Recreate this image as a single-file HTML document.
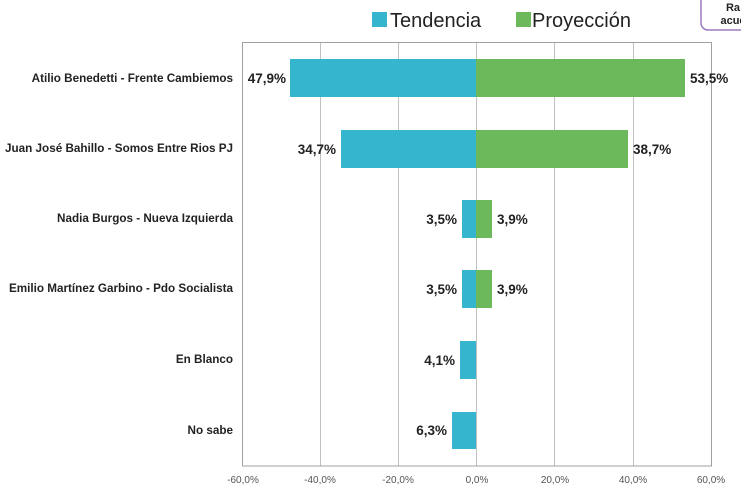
<!DOCTYPE html>
<html><head><meta charset="utf-8"><style>
body{margin:0;background:#fff;width:741px;height:494px;overflow:hidden;font-family:"Liberation Sans",sans-serif}
</style></head><body>
<svg width="741" height="494" xmlns="http://www.w3.org/2000/svg" font-family="Liberation Sans, sans-serif">
<rect x="701" y="-10" width="60" height="40" rx="7" fill="#fff" stroke="#9b7bc0" stroke-width="1.5"/>
<text x="733" y="11" font-size="11" font-weight="bold" fill="#222" text-anchor="middle">Ra</text>
<text x="733" y="24" font-size="11" font-weight="bold" fill="#222" text-anchor="middle">acue</text>
<rect x="372" y="12" width="15" height="15" fill="#35b5ce"/>
<text x="390" y="27" font-size="20" fill="#222">Tendencia</text>
<rect x="516" y="12" width="15" height="15" fill="#6cb95c"/>
<text x="532" y="27" font-size="20" fill="#222">Proyección</text>
<g stroke="#c0c0c0" stroke-width="1">
<line x1="320.5" y1="42" x2="320.5" y2="466"/>
<line x1="398.5" y1="42" x2="398.5" y2="466"/>
<line x1="476.5" y1="42" x2="476.5" y2="466"/>
<line x1="554.5" y1="42" x2="554.5" y2="466"/>
<line x1="633.5" y1="42" x2="633.5" y2="466"/>
</g>
<rect x="242.5" y="42.5" width="469" height="423.5" fill="none" stroke="#a0a0a0"/>
<g fill="#35b5ce">
<rect x="290" y="59" width="186" height="38"/>
<rect x="341" y="130" width="135" height="38"/>
<rect x="462" y="200" width="14" height="38"/>
<rect x="462" y="270" width="14" height="38"/>
<rect x="460" y="341" width="16" height="38"/>
<rect x="452" y="412" width="24" height="37"/>
</g>
<g fill="#6cb95c">
<rect x="476" y="59" width="209" height="38"/>
<rect x="476" y="130" width="152" height="38"/>
<rect x="476" y="200" width="16" height="38"/>
<rect x="476" y="270" width="16" height="38"/>
</g>
<g font-size="13.5" font-weight="bold" fill="#222">
<text x="286" y="83" text-anchor="end">47,9%</text>
<text x="690" y="83">53,5%</text>
<text x="336" y="154" text-anchor="end">34,7%</text>
<text x="633" y="154">38,7%</text>
<text x="457" y="224" text-anchor="end">3,5%</text>
<text x="497" y="224">3,9%</text>
<text x="457" y="294" text-anchor="end">3,5%</text>
<text x="497" y="294">3,9%</text>
<text x="455" y="365" text-anchor="end">4,1%</text>
<text x="447" y="435" text-anchor="end">6,3%</text>
</g>
<g font-size="11.7" font-weight="bold" fill="#222" text-anchor="end">
<text x="233" y="82">Atilio Benedetti - Frente Cambiemos</text>
<text x="233" y="152">Juan José Bahillo - Somos Entre Rios PJ</text>
<text x="233" y="222">Nadia Burgos - Nueva Izquierda</text>
<text x="233" y="292">Emilio Martínez Garbino - Pdo Socialista</text>
<text x="233" y="363">En Blanco</text>
<text x="233" y="434">No sabe</text>
</g>
<g font-size="10" fill="#555" text-anchor="middle">
<text x="243" y="483">-60,0%</text>
<text x="320" y="483">-40,0%</text>
<text x="398" y="483">-20,0%</text>
<text x="477" y="483">0,0%</text>
<text x="555" y="483">20,0%</text>
<text x="633" y="483">40,0%</text>
<text x="711" y="483">60,0%</text>
</g>
</svg>
</body></html>
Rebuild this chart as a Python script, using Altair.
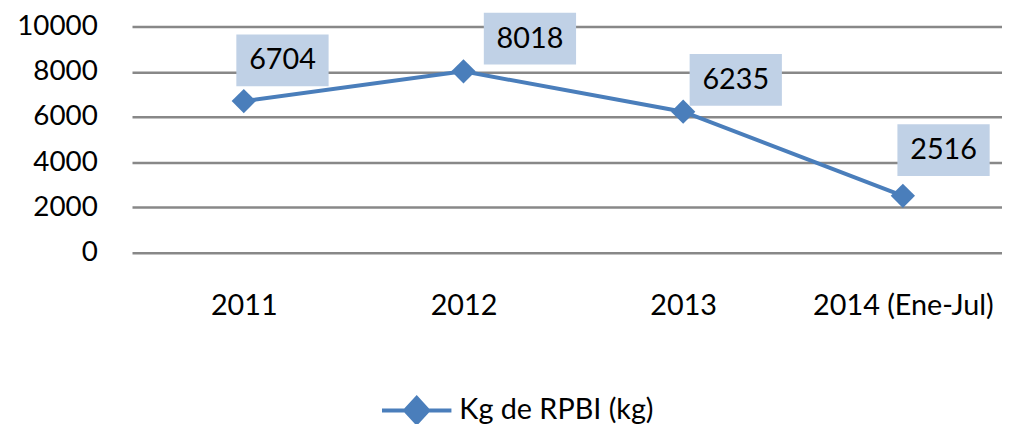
import altair as alt
import pandas as pd

years = ["2011", "2012", "2013", "2014 (Ene-Jul)"]
values = [6704, 8018, 6235, 2516]
series_name = "Kg de RPBI (kg)"
y_ticks = [0, 2000, 4000, 6000, 8000, 10000]

df = pd.DataFrame({"year": years, "kg": values, "serie": [series_name] * len(years)})

# label box offsets (style) per category, in pixels
label_offsets = {"2011": (39, -41), "2012": (67, -33), "2013": (53, -32), "2014 (Ene-Jul)": (41, -46)}

FONT = "Lato"
LINE_COLOR = "#4A7EBB"
BOX_COLOR = "#C0D1E6"

x_enc = alt.X("year:N", sort=years, title=None,
              scale=alt.Scale(type="point", padding=0.48, align=0.53),
              axis=alt.Axis(labelAngle=0, labelFontSize=29, labelFont=FONT, labelColor="#000000",
                            domain=False, ticks=False, labelPadding=39, grid=False, labelLimit=0))
y_enc = alt.Y("kg:Q", title=None,
              scale=alt.Scale(domain=[0, 10000], nice=False),
              axis=alt.Axis(values=y_ticks, format="d", labelFontSize=28, labelFont=FONT,
                            labelColor="#000000", domain=False, ticks=False, labelPadding=35,
                            grid=True, gridColor="#888888", gridWidth=2.5))

legend_shape = "M-1,0L1,0M-0.33,0L0,-0.36L0.33,0L0,0.36Z"

line = alt.Chart(df).mark_line(
    strokeWidth=4,
    point=alt.OverlayMarkDef(shape="diamond", size=600, filled=True, color=LINE_COLOR),
).encode(
    x=x_enc, y=y_enc,
    color=alt.Color("serie:N", scale=alt.Scale(domain=[series_name], range=[LINE_COLOR]),
                    legend=alt.Legend(title=None, orient="none", legendX=250, legendY=350,
                                      symbolType=legend_shape, symbolSize=4900,
                                      symbolStrokeWidth=4, symbolFillColor=LINE_COLOR,
                                      symbolStrokeColor=LINE_COLOR, labelLimit=0,
                                      labelFontSize=29, labelFont=FONT, labelColor="#000000",
                                      labelOffset=6, padding=0)),
)

layers = []
box_shape = "M-1,-0.56L1,-0.56L1,0.56L-1,0.56Z"
for yr in years:
    dx, dy = label_offsets[yr]
    sub = alt.Chart(df).transform_filter(alt.datum.year == yr)
    box = sub.mark_point(shape=box_shape, size=93 * 93, filled=True, fill=BOX_COLOR,
                         opacity=1, strokeWidth=0, xOffset=dx, yOffset=dy).encode(
        x=alt.X("year:N", sort=years), y="kg:Q")
    txt = sub.mark_text(fontSize=29, font=FONT, color="#000000", dx=dx, dy=dy,
                        baseline="middle", align="center").encode(
        x=alt.X("year:N", sort=years), y="kg:Q", text=alt.Text("kg:Q", format="d"))
    layers += [box, txt]

chart = alt.layer(line, *layers).properties(
    width=877, height=228,
    padding={"left": 125, "top": 17, "right": 0, "bottom": 171},
    autosize=alt.AutoSizeParams(type="none"),
).configure_view(stroke=None)

chart.save("out.html", embed_options={"renderer": "svg", "actions": False})
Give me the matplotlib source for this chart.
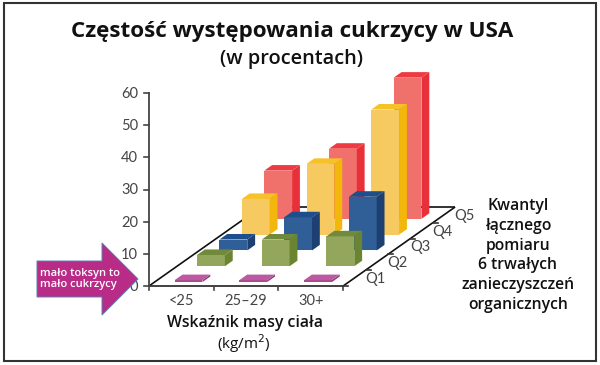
import matplotlib
matplotlib.use("Agg")
import matplotlib.pyplot as plt
from matplotlib.patches import Polygon, Rectangle

bmi_labels = ["<25", "25\u201329", "30+"]
quantile_labels = ["Q1", "Q2", "Q3", "Q4", "Q5"]
y_ticks = [0, 10, 20, 30, 40, 50, 60]

# prevalence in percent, one list per quantile, in bmi order
q1_values = [0.6, 0.6, 0.6]
q2_values = [3.5, 8.3, 9.3]
q3_values = [3.4, 10.3, 16.7]
q4_values = [11.1, 22.0, 38.9]
q5_values = [15.0, 21.8, 43.9]
values = [q1_values, q2_values, q3_values, q4_values, q5_values]

q_colors = [
    ("#ad4a90", "#8f3a78", "#bb5aa0"),
    ("#93a65c", "#6b8431", "#70893a"),
    ("#2f5f96", "#1d3f72", "#1f4e8c"),
    ("#f6c961", "#f2b70a", "#f6c22a"),
    ("#f0716b", "#e8303a", "#ee3b42"),
]

# oblique projection, pixels of the 600x365 picture
ORIGIN = (149, 286)
BMI_STEP = 64.7
DEPTH_STEP = (22.4, -15.8)
PX_PER_UNIT = 193 / 60


def proj(x, q, z=0):
    px = ORIGIN[0] + x * BMI_STEP + q * DEPTH_STEP[0]
    py = ORIGIN[1] + q * DEPTH_STEP[1] - z * PX_PER_UNIT
    return (px, py)


def draw_bar(ax, i, q, h, colors):
    front, side, top = colors
    x0, x1 = i + 0.31, i + 0.74
    q0, q1 = q + 0.25, q + 0.6
    z = 1
    ax.add_patch(Polygon([proj(x0, q0), proj(x1, q0), proj(x1, q0, h), proj(x0, q0, h)],
                         fc=front, ec="none", zorder=z))
    ax.add_patch(Polygon([proj(x1, q0), proj(x1, q1), proj(x1, q1, h), proj(x1, q0, h)],
                         fc=side, ec="none", zorder=z))
    ax.add_patch(Polygon([proj(x0, q0, h), proj(x1, q0, h), proj(x1, q1, h), proj(x0, q1, h)],
                         fc=top, ec="none", zorder=z))


plt.rcParams["font.family"] = ["Open Sans", "DejaVu Sans"]
fig = plt.figure(figsize=(6, 3.65), dpi=100)
ax = fig.add_axes([0, 0, 1, 1])
ax.set_xlim(0, 600)
ax.set_ylim(365, 0)
ax.axis("off")

ax.add_patch(Rectangle((4, 3), 592, 357.5, fc="white", ec="#333333", lw=1.5, zorder=0))

# floor edges
line = dict(color="#111111", lw=1.2, zorder=0.5, solid_capstyle="butt")
ax.plot(*zip(proj(0, 0), proj(0, 5)), **line)
ax.plot(*zip(proj(0, 5), proj(3, 5)), **line)
ax.plot(*zip(proj(3, 0), proj(3, 5)), **line)
ax.plot(*zip(proj(0, 0), proj(3, 0)), color="#333333", lw=1.3, zorder=0.5)
ax.plot(*zip(proj(0, 0), proj(0, 0, 60)), color="#444444", lw=1.3, zorder=0.5)

for q in range(len(values) - 1, -1, -1):
    for i in range(len(bmi_labels) - 1, -1, -1):
        draw_bar(ax, i, q, values[q][i], q_colors[q])

tick_font = dict(fontsize=10.5, color="#444444", family=["Lato", "DejaVu Sans"])
for v in y_ticks:
    x, y = proj(0, 0, v)
    ax.plot([x - 5, x], [y, y], color="#444444", lw=1.2)
    ax.text(x - 11, y + 1, str(v), ha="right", va="center", **tick_font)
for i in range(len(bmi_labels) + 1):
    x, y = proj(i, 0)
    ax.plot([x, x], [y, y + 4], color="#444444", lw=1.2)
for i, lab in enumerate(bmi_labels):
    x, y = proj(i + 0.5, 0)
    ax.text(x, y + 15, lab, ha="center", va="center", **tick_font)
for q, lab in enumerate(quantile_labels):
    x, y = proj(3, q)
    ax.plot([x, x + 5], [y, y], color="#333333", lw=1.2)
    x, y = proj(3, q + 0.5)
    ax.text(x + 21, y + 1, lab, ha="center", va="center", **tick_font)

ax.text(292, 31, "Cz\u0119sto\u015b\u0107 wyst\u0119powania cukrzycy w USA",
        ha="center", va="center", fontsize=16.1, fontweight="bold", color="#111111")
ax.text(291, 59, "(w procentach)", ha="center", va="center", fontsize=14.4,
        fontweight="semibold", color="#111111")
ax.text(245, 323, "Wska\u017anik masy cia\u0142a", ha="center", va="center",
        fontsize=11.4, fontweight="semibold", color="#111111")
ax.text(244, 344, "(kg/m$^2$)", ha="center", va="center", fontsize=11, color="#111111",
        math_fontfamily="dejavusans")

right_lines = ["Kwantyl", "\u0142\u0105cznego", "pomiaru", "6 trwa\u0142ych",
               "zanieczyszcze\u0144", "organicznych"]
for n, lab in enumerate(right_lines):
    ax.text(518, 206 + n * 19.8, lab, ha="center", va="center",
            fontsize=11.3, fontweight="semibold", color="#111111")

ax.add_patch(Polygon([(37, 261), (102, 261), (102, 243), (138, 279),
                      (102, 315), (102, 297), (37, 297)],
                     fc="#b82c88", ec="#5b7fb5", lw=0.7, zorder=3))
ax.text(40, 279, "ma\u0142o toksyn to\nma\u0142o cukrzycy", ha="left", va="center",
        fontsize=8, fontweight="semibold", color="white", zorder=4, linespacing=1.1)

fig.savefig("out.png", dpi=100)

# # # # # # #

__What is asked__. Show every line in the entries where the string "this" occurs.

__Written response__.
Recreate this image as a single-file HTML document.
Rebuild this chart as a Python script, using Altair.
Give me the matplotlib source for this chart.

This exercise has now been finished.